Ich habe das Weihnachtsgesumse in der Stadt gern. Den Duft der Backwaren, die Kerzen, die beleuchteten Schaufensterauslagen, die viel­farbigen Bändel, die Posaunen der Heilsarmee, die Leute, die sich mit Taschen durch die Innenstadt schieben, die Buben vor den Modelleisen­bahnen, die Mädchen, die überall Pink sehen, die Trommeln, die ­lieber schon Fasnacht hätten, die Weihnachtsmusik, die kitschige und die klassische, die klingelnden Trams, die sich verspäten, die Tannenzweige, die Mädchen, die Spielzeugeisenbahnen bestaunen, die Marronibrater, die feuerroten Weihnachtsmänner, den Nieselregen. Ich kriege kalte Füsse und ein warmes Herz.
Jesus ist gratis. Weihnacht ist gratis. Ja, schon. Nur dass ich mich dafür ein bisschen anstrengen muss. Nein, nicht mit Bravsein. Auch nicht mit einer moralischen Anstrengung. Obwohl gegen sie nichts einzuwenden wäre. Nur muss man dazu nicht unbedingt christlich eingestellt sein, das geht auch anders. Die Anstrengung besteht vielmehr darin, nichts zu tun.
Wir sind so angefüllt bis oben auf. Mit Unsinn, mit wertvollem Gut, mit Aufgaben und Ausgaben, mit Verpflichtungen und Unterhaltungsstress. Individuell verschieden die Mischung, aber bei allen? Bei vielen! Zudeckend, lähmend, ermüdend. Sich davon frei zu machen, das ist, was es braucht.
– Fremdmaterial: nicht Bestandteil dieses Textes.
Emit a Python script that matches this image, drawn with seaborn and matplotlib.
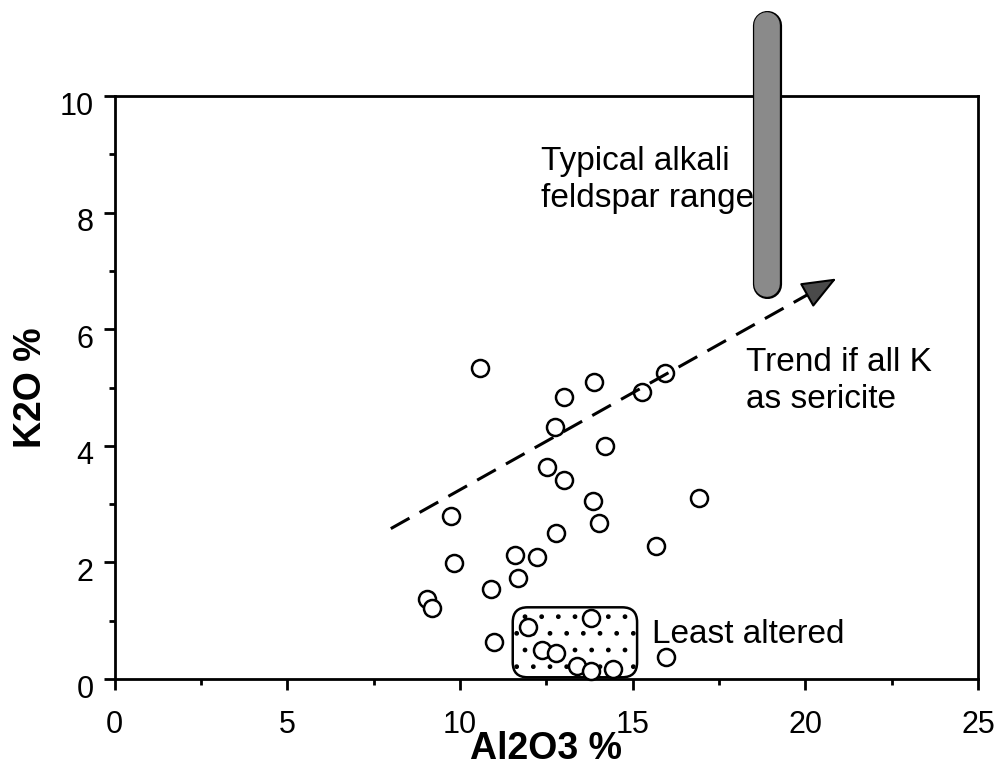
import numpy as np
import pandas as pd
import matplotlib
matplotlib.use("Agg")
import matplotlib.pyplot as plt
import seaborn as sns
from matplotlib.patches import FancyBboxPatch
from matplotlib import patheffects as pe
from matplotlib.transforms import ScaledTranslation
from matplotlib.ticker import MultipleLocator

# Whole-rock analyses (wt %)
al2o3 = [10.58, 13.87, 13.01, 15.93, 15.28, 12.76, 14.20, 12.52, 13.01, 13.86,
         16.92, 9.75, 14.03, 12.78, 15.67, 9.82, 11.60, 12.22, 11.67, 10.90,
         9.04, 9.20, 10.98, 11.96, 13.79, 12.38, 12.78, 13.40, 13.79, 14.42,
         15.98]
k2o = [5.33, 5.10, 4.83, 5.25, 4.92, 4.32, 4.00, 3.63, 3.41, 3.05,
       3.10, 2.80, 2.68, 2.50, 2.28, 1.99, 2.13, 2.09, 1.73, 1.54,
       1.37, 1.21, 0.63, 0.90, 1.05, 0.50, 0.45, 0.23, 0.13, 0.18,
       0.37]

x_ticks = [0, 5, 10, 15, 20, 25]
y_ticks = [0, 2, 4, 6, 8, 10]

# Alkali feldspar reference range (Al2O3 position, K2O span)
feldspar_al2o3 = 18.9
feldspar_k2o = (6.53, 11.47)

# Sericite trend vector
trend_start = (8.0, 2.58)
trend_end = (20.9, 6.87)

# Least-altered field (x0, y0, x1, y1)
least_altered = (11.53, 0.03, 15.13, 1.23)

sns.set_theme(style="ticks")
plt.rcParams["font.family"] = ["Liberation Sans", "DejaVu Sans"]
plt.rcParams["hatch.linewidth"] = 1.0
for key in ("text.color", "axes.labelcolor", "xtick.color", "ytick.color",
            "axes.edgecolor"):
    plt.rcParams[key] = "black"

fig = plt.figure(figsize=(10, 7.67), dpi=100)
ax = fig.add_axes([0.1145, 0.1147, 0.8635, 0.7601])

df = pd.DataFrame({"Al2O3": al2o3, "K2O": k2o})
sns.scatterplot(data=df, x="Al2O3", y="K2O", ax=ax, s=150, color="white",
                edgecolor="black", linewidth=1.8, zorder=4, clip_on=False,
                legend=False)

ax.set_xlim(x_ticks[0], x_ticks[-1])
ax.set_ylim(y_ticks[0], y_ticks[-1])
ax.set_xticks(x_ticks)
ax.set_yticks(y_ticks)
ax.xaxis.set_minor_locator(MultipleLocator(2.5))
ax.yaxis.set_minor_locator(MultipleLocator(1))

for s in ax.spines.values():
    s.set_linewidth(2.0)
    s.set_color("black")
ax.tick_params(which="major", direction="out", length=8, width=2,
               labelsize=22, colors="black")
ax.tick_params(which="minor", direction="out", length=4, width=2)
ax.tick_params(axis="x", which="major", pad=14)
ax.tick_params(axis="y", which="major", pad=7)
shift = ScaledTranslation(0, -0.07, fig.dpi_scale_trans)
for lab in ax.get_yticklabels():
    lab.set_transform(lab.get_transform() + shift)

ax.set_xlabel("Al2O3 %", fontsize=27, fontweight="bold")
ax.set_ylabel("K2O %", fontsize=27, fontweight="bold")
ax.xaxis.set_label_coords(0.5, -0.09)
ax.yaxis.set_label_coords(-0.076, 0.5)

# Least-altered stippled field
x0, y0, x1, y1 = least_altered
px_per_x = 0.8635 * 1000 / (x_ticks[-1] - x_ticks[0])
px_per_y = 0.7601 * 767 / (y_ticks[-1] - y_ticks[0])
box = FancyBboxPatch((x0, y0), x1 - x0, y1 - y0,
                     boxstyle="round,pad=0,rounding_size=0.43",
                     mutation_aspect=px_per_x / px_per_y,
                     facecolor="white", edgecolor="black", linewidth=1.8,
                     hatch=".", zorder=2)
ax.add_patch(box)
ax.text(15.56, 0.62, "Least altered", fontsize=24, ha="left",
        va="baseline", zorder=5)

# Feldspar bar with rounded ends, extending above the frame
cap = 14.5 / px_per_y
ax.plot([feldspar_al2o3, feldspar_al2o3],
        [feldspar_k2o[0] + cap, feldspar_k2o[1] - cap],
        color="#8a8a8a", linewidth=18.5, solid_capstyle="round",
        clip_on=False, zorder=6,
        path_effects=[pe.Stroke(linewidth=21, foreground="black"),
                      pe.Normal()])
ax.text(12.36, 8.1, "Typical alkali\nfeldspar range", fontsize=24,
        ha="left", va="baseline", linespacing=1.24, zorder=5)

# Sericite trend: dashed shaft plus filled head
sx, sy = trend_start
ex, ey = trend_end
frac = 1 - 28 / np.hypot((ex - sx) * px_per_x, (ey - sy) * px_per_y)
bx, by = sx + frac * (ex - sx), sy + frac * (ey - sy)
ax.plot([sx, bx], [sy, by], color="black", linewidth=2.2,
        linestyle=(0, (7, 3.8)), zorder=5, dash_capstyle="butt")
ax.annotate("", xy=(ex, ey), xytext=(bx, by),
            arrowprops=dict(arrowstyle="-|>,head_length=1,head_width=0.4",
                            mutation_scale=22, facecolor="#4a4a4a",
                            edgecolor="black", linewidth=1.5,
                            shrinkA=0, shrinkB=0),
            zorder=6)
ax.text(18.28, 4.65, "Trend if all K\nas sericite", fontsize=24,
        ha="left", va="baseline", linespacing=1.24, zorder=5)

fig.savefig("out.png", dpi=100)
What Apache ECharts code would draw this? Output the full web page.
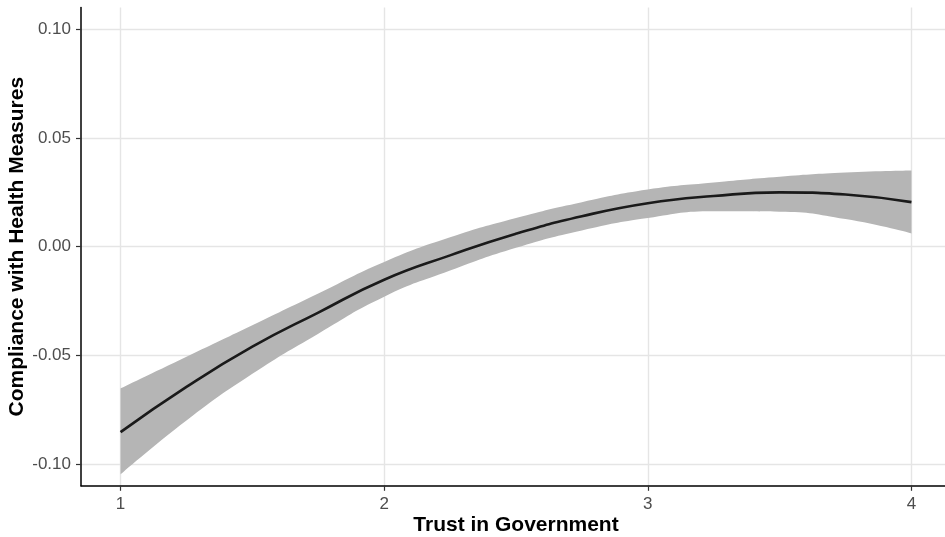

Das ist nicht kostenpflichtig. Es ist einfach, nur nicht ganz leicht. Es braucht eine mystische Anstrengung, einen Hauch davon wenigstens. Genug Abstand. Ein bisschen Buddhismus vielleicht; für die gesagt, die es exotisch lieben. Weite. Ein Weihnachtslied kanns auch sein. Und wenn es mitten im Weihnachtsgesumse wäre. Nichts ist ausgeschlossen. «O dass mein Sinn ein Abgrund wär und meine Seel ein weites Meer, dass ich dich möchte fassen.» Das ist eine Zeile meines liebsten Weihnachtsliedes.